Figure 1

Selection of samples for Affymetrix Genechip arrays with validation of groups. (A) A scattergram used to select different subsets from MDA-MB-231 cells, stably transfected with pEGFP1-Oct3/4 (left panel). The relative GFP intensity of the three subsets are also depicted in a histogram (right panel). (B) PCA generated from Partek analysis, showing the distribution of conditions and clustering of sample replicates. (C) Hierarchical clustering of the samples using 2227 genes differentially expressed at p < 0.001 and FDR < 1.12%. (D) Heat map with hierarchal clustering generated from Partek compares all three conditions and represents 6300 genes differentially expressed (1.2+/−fold) at p < 0.1 and 10% FDR (false discovery rate).

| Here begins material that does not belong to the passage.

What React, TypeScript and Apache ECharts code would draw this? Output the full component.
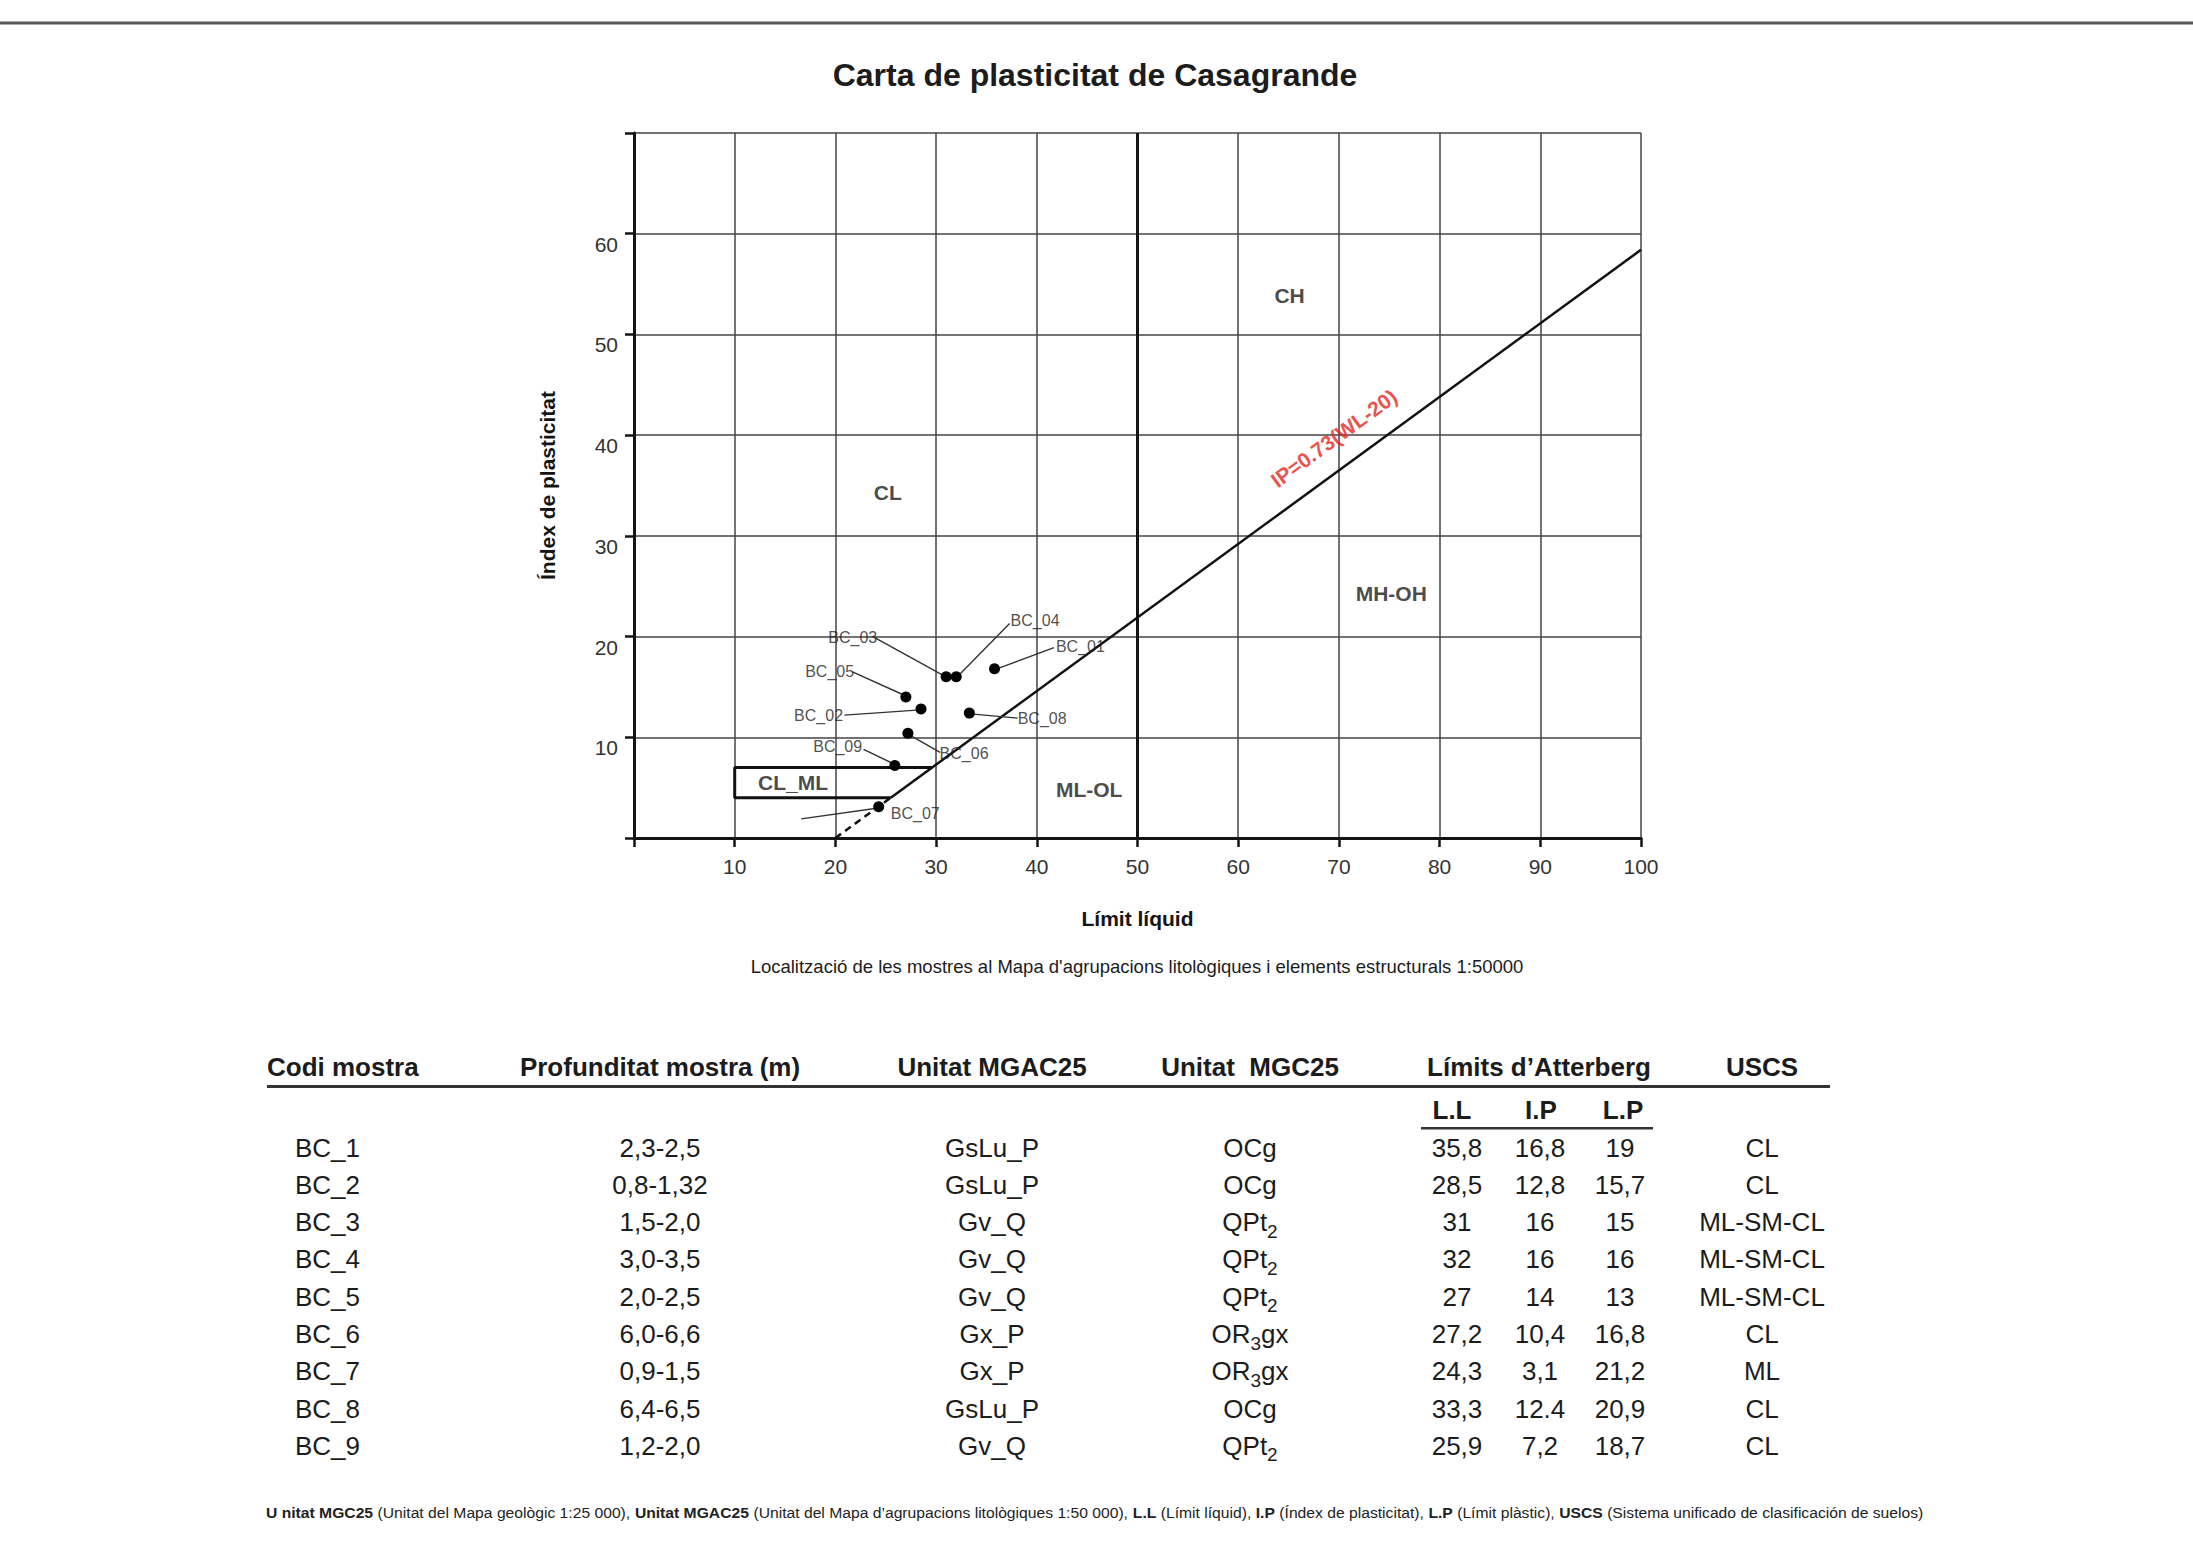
import React, { useEffect, useRef } from 'react';
import * as echarts from 'echarts';

const PAGE_W = 2193;
const PAGE_H = 1546;
const FONT = '"Liberation Sans", Arial, Helvetica, sans-serif';

// ---------- chart data ----------
const pointNames = ['BC_01', 'BC_02', 'BC_03', 'BC_04', 'BC_05', 'BC_06', 'BC_07', 'BC_08', 'BC_09'];
const liquidLimit = [35.8, 28.5, 31, 32, 27, 27.2, 24.3, 33.3, 25.9];
const plasticityIndex = [16.8, 12.8, 16, 16, 14, 10.4, 3.1, 12.4, 7.2];

// A-line IP = 0.73 (WL - 20)
const aLineDashed = [[20, 0], [25.5, 4]];
const aLineSolid = [[25.5, 4], [100, 58.4]];
const limitLine50 = [[50, 0], [50, 70]];
const clmlBox = [[25.5, 4], [10, 4], [10, 7], [29.6, 7]];

const zoneNames = ['CH', 'CL', 'MH-OH', 'ML-OL', 'CL_ML'];
const zoneAnchors = [[65.1, 53.9], [25.2, 34.3], [75.2, 24.3], [45.2, 4.8], [15.8, 5.5]];
const aLineLabel = 'IP=0.73(WL-20)';
const aLineLabelAnchor = [69.5, 39.7];

// label anchors (left edge of text) and leader lines for the samples
const labelAnchors = [[41.9, 19.0], [15.9, 12.2], [19.3, 19.9], [37.4, 21.6], [17.0, 16.5], [30.35, 8.4], [25.5, 2.4], [38.1, 11.9], [17.8, 9.1]];
const leaderLines = [
  [[36.3, 16.9], [41.7, 18.9]],
  [[20.9, 12.2], [28.1, 12.7]],
  [[23.9, 19.9], [30.8, 16.1]],
  [[32.4, 16.3], [37.3, 21.3]],
  [[21.7, 16.5], [26.9, 14.15]],
  [[27.6, 10.1], [30.4, 8.5]],
  [[16.6, 1.9], [24.1, 2.95]],
  [[33.7, 12.3], [38.1, 11.9]],
  [[22.8, 8.8], [25.7, 7.4]],
];

// ---------- table data ----------
const tableHeaders = ['Codi mostra', 'Profunditat mostra (m)', 'Unitat MGAC25', 'Unitat  MGC25', 'Límits d’Atterberg', 'USCS'];
const subHeaders = ['L.L', 'I.P', 'L.P'];
const codes = ['BC_1', 'BC_2', 'BC_3', 'BC_4', 'BC_5', 'BC_6', 'BC_7', 'BC_8', 'BC_9'];
const depths = ['2,3-2,5', '0,8-1,32', '1,5-2,0', '3,0-3,5', '2,0-2,5', '6,0-6,6', '0,9-1,5', '6,4-6,5', '1,2-2,0'];
const unitMGAC = ['GsLu_P', 'GsLu_P', 'Gv_Q', 'Gv_Q', 'Gv_Q', 'Gx_P', 'Gx_P', 'GsLu_P', 'Gv_Q'];
// each unit written as [text, isSubscript] pieces
const unitMGC: [string, boolean][][] = [
  [['OCg', false]],
  [['OCg', false]],
  [['QPt', false], ['2', true]],
  [['QPt', false], ['2', true]],
  [['QPt', false], ['2', true]],
  [['OR', false], ['3', true], ['gx', false]],
  [['OR', false], ['3', true], ['gx', false]],
  [['OCg', false]],
  [['QPt', false], ['2', true]],
];
const llText = ['35,8', '28,5', '31', '32', '27', '27,2', '24,3', '33,3', '25,9'];
const ipText = ['16,8', '12,8', '16', '16', '14', '10,4', '3,1', '12.4', '7,2'];
const lpText = ['19', '15,7', '15', '16', '13', '16,8', '21,2', '20,9', '18,7'];
const uscs = ['CL', 'CL', 'ML-SM-CL', 'ML-SM-CL', 'ML-SM-CL', 'CL', 'ML', 'CL', 'CL'];

const titleText = 'Carta de plasticitat de Casagrande';
const subtitleText = "Localització de les mostres al Mapa d'agrupacions litològiques i elements estructurals 1:50000";
const footerParts: [string, boolean][] = [
  ['U nitat MGC25', true],
  [' (Unitat del Mapa geològic 1:25 000), ', false],
  ['Unitat MGAC25', true],
  [' (Unitat del Mapa d’agrupacions litològiques 1:50 000), ', false],
  ['L.L', true],
  [' (Límit líquid), ', false],
  ['I.P', true],
  [' (Índex de plasticitat), ', false],
  ['L.P', true],
  [' (Límit plàstic), ', false],
  ['USCS', true],
  [' (Sistema unificado de clasificación de suelos)', false],
];

function measure(text: string, font: string): number {
  const c = document.createElement('canvas').getContext('2d');
  if (!c) return text.length * 8;
  c.font = font;
  return c.measureText(text).width;
}

function buildGraphics() {
  const g: any[] = [];
  const ink = '#1c1c1c';
  // top rule
  g.push({ type: 'rect', shape: { x: 0, y: 21.5, width: PAGE_W, height: 3 }, style: { fill: '#555' }, silent: true });
  // title
  g.push({ type: 'text', x: 1095, y: 75, style: { text: titleText, font: `bold 32px ${FONT}`, fill: ink, align: 'center', verticalAlign: 'middle' } });
  // subtitle
  const subFs = 17 * 773 / measure(subtitleText, `17px ${FONT}`);
  g.push({ type: 'text', x: 1137, y: 966, style: { text: subtitleText, font: `${subFs.toFixed(2)}px ${FONT}`, fill: ink, align: 'center', verticalAlign: 'middle' } });

  // table header
  const headerY = 1067;
  const headerX = [267, 660, 992, 1250, 1539, 1762];
  tableHeaders.forEach((h, i) => {
    g.push({ type: 'text', x: headerX[i], y: headerY, style: { text: h, font: `bold 26px ${FONT}`, fill: ink, align: i === 0 ? 'left' : 'center', verticalAlign: 'middle' } });
  });
  g.push({ type: 'rect', shape: { x: 267, y: 1085, width: 1563, height: 3 }, style: { fill: '#333' } });
  const subX = [1452, 1541, 1623];
  subHeaders.forEach((h, i) => {
    g.push({ type: 'text', x: subX[i], y: 1110, style: { text: h, font: `bold 26px ${FONT}`, fill: ink, align: 'center', verticalAlign: 'middle' } });
  });
  g.push({ type: 'rect', shape: { x: 1421, y: 1127, width: 232, height: 2.5 }, style: { fill: '#333' } });

  // table rows
  const rowY0 = 1147.5;
  const rowStep = 37.3;
  const mainFont = `26px ${FONT}`;
  const subFont = `19px ${FONT}`;
  codes.forEach((code, r) => {
    const y = rowY0 + r * rowStep;
    const cells: [string, number, string][] = [
      [code, 295, 'left'],
      [depths[r], 660, 'center'],
      [unitMGAC[r], 992, 'center'],
      [llText[r], 1457, 'center'],
      [ipText[r], 1540, 'center'],
      [lpText[r], 1620, 'center'],
      [uscs[r], 1762, 'center'],
    ];
    cells.forEach(([t, x, a]) => {
      g.push({ type: 'text', x, y, style: { text: t, font: mainFont, fill: ink, align: a, verticalAlign: 'middle' } });
    });
    // unit with subscripts
    const pieces = unitMGC[r];
    const widths = pieces.map(([t, s]) => measure(t, s ? subFont : mainFont));
    const total = widths.reduce((a, b) => a + b, 0);
    let x = 1250 - total / 2;
    pieces.forEach(([t, s], k) => {
      g.push({ type: 'text', x, y: s ? y + 9 : y, style: { text: t, font: s ? subFont : mainFont, fill: ink, align: 'left', verticalAlign: 'middle' } });
      x += widths[k];
    });
  });

  // footer
  const fs = 15;
  let total = 0;
  footerParts.forEach(([t, b]) => { total += measure(t, `${b ? 'bold ' : ''}${fs}px ${FONT}`); });
  const sx = 1657 / total;
  const rich = {
    b: { fontSize: fs, fontWeight: 'bold', fontFamily: FONT, fill: '#222' },
    n: { fontSize: fs, fontWeight: 'normal', fontFamily: FONT, fill: '#222' },
  };
  const ftext = footerParts.map(([t, b]) => `{${b ? 'b' : 'n'}|${t}}`).join('');
  g.push({ type: 'text', x: 266, y: 1513, scaleX: sx, style: { text: ftext, rich, align: 'left', verticalAlign: 'middle' } });
  return g;
}

export default function App() {
  const ref = useRef<HTMLDivElement>(null);
  useEffect(() => {
    document.body.style.margin = '0';
    if (!ref.current) return;
    const chart = echarts.init(ref.current, undefined, { renderer: 'svg' });
    const axisColor = '#141414';
    const gridColor = '#444';
    const option: any = {
      animation: false,
      backgroundColor: '#fff',
      textStyle: { fontFamily: FONT },
      grid: { left: 634, top: 133, width: 1007, height: 705, containLabel: false },
      xAxis: {
        type: 'value', min: 0, max: 100, interval: 10,
        name: 'Límit líquid', nameLocation: 'middle', nameGap: 70,
        nameTextStyle: { fontSize: 21, fontWeight: 'bold', color: axisColor, fontFamily: FONT },
        axisLine: { show: true, onZero: false, lineStyle: { color: axisColor, width: 3 } },
        axisTick: { show: true, length: 9, lineStyle: { color: axisColor, width: 2.5 } },
        axisLabel: { fontSize: 21, color: '#333', margin: 18, fontFamily: FONT, formatter: (v: number) => (v === 0 ? '' : String(v)) },
        splitLine: { show: true, lineStyle: { color: gridColor, width: 1.5 } },
      },
      yAxis: {
        type: 'value', min: 0, max: 70, interval: 10,
        name: 'Índex de plasticitat', nameLocation: 'middle', nameGap: 76, nameRotate: 90,
        nameTextStyle: { fontSize: 21, fontWeight: 'bold', color: axisColor, fontFamily: FONT },
        axisLine: { show: true, onZero: false, lineStyle: { color: axisColor, width: 3 } },
        axisTick: { show: true, length: 9, lineStyle: { color: axisColor, width: 2.5 } },
        axisLabel: { fontSize: 21, color: '#333', margin: 16, verticalAlign: 'top', fontFamily: FONT, formatter: (v: number) => (v === 0 || v === 70 ? '' : String(v)) },
        splitLine: { show: true, lineStyle: { color: gridColor, width: 1.5 } },
      },
      series: [
        { type: 'line', data: limitLine50, symbol: 'none', silent: true, lineStyle: { color: axisColor, width: 3 }, z: 3 },
        { type: 'line', data: aLineSolid, symbol: 'none', silent: true, lineStyle: { color: '#111', width: 2.5 }, z: 3 },
        { type: 'line', data: aLineDashed, symbol: 'none', silent: true, lineStyle: { color: '#111', width: 2.5, type: [7, 5] }, z: 3 },
        { type: 'line', data: clmlBox, symbol: 'none', silent: true, lineStyle: { color: '#111', width: 3 }, z: 3 },
        {
          type: 'lines', coordinateSystem: 'cartesian2d', silent: true, z: 4,
          lineStyle: { color: '#333', width: 1.4, opacity: 1 },
          data: leaderLines.map((c) => ({ coords: c })),
        },
        {
          type: 'scatter', silent: true, z: 5, symbolSize: 11,
          itemStyle: { color: '#000', opacity: 1 },
          data: liquidLimit.map((x, i) => [x, plasticityIndex[i]]),
        },
        {
          type: 'scatter', silent: true, z: 6, symbolSize: 0,
          data: pointNames.map((n, i) => ({ name: n, value: labelAnchors[i] })),
          label: { show: true, formatter: '{b}', position: 'inside', align: 'left', verticalAlign: 'middle', fontSize: 16, color: '#222', fontFamily: FONT },
        },
        {
          type: 'scatter', silent: true, z: 6, symbolSize: 0,
          data: zoneNames.map((n, i) => ({ name: n, value: zoneAnchors[i] })),
          label: { show: true, formatter: '{b}', position: 'inside', align: 'center', verticalAlign: 'middle', fontSize: 21, fontWeight: 'bold', color: '#1a1a1a', fontFamily: FONT },
        },
        {
          type: 'scatter', silent: true, z: 6, symbolSize: 0,
          data: [{ name: aLineLabel, value: aLineLabelAnchor }],
          label: { show: true, formatter: '{b}', position: 'inside', align: 'center', verticalAlign: 'middle', rotate: 36.13, fontSize: 21, fontWeight: 'bold', color: '#e3261c', fontFamily: FONT },
        },
      ],
      graphic: buildGraphics(),
    };
    chart.setOption(option);
    return () => chart.dispose();
  }, []);
  return <div ref={ref} style={{ width: PAGE_W, height: PAGE_H, background: '#fff' }} />;
}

Two-sample T-test or F-test (more than 2 classes) based p value was calculated for each significant gene with random variance model. (E) Molecular interaction network of BC overrepresented genes associated with OCT4-expressing BCCs generated from the information in the Ingenuity knowledge base. Top upstream regulators, identified by IPA core analysis, were incorporated in the network. Molecule Activity Predictor (MAP) illustrates upstream/downstream activation or inhibition of molecules in the network. Solid lines represent direct relationship and dashed line represents indirect relationship between nodes. Prediction legend and gene product’s functional class are shown in the legend key. (F) A scatter plot developed in Genespring using normalized signal values in Log10 scale. The statistical significance was assessed with an unpaired t-test between Oct4hi and Oct4low, cut-off points were p-value < 0.05 and fold-change > 2.0. Specific genes of interest have been annotated on the plot.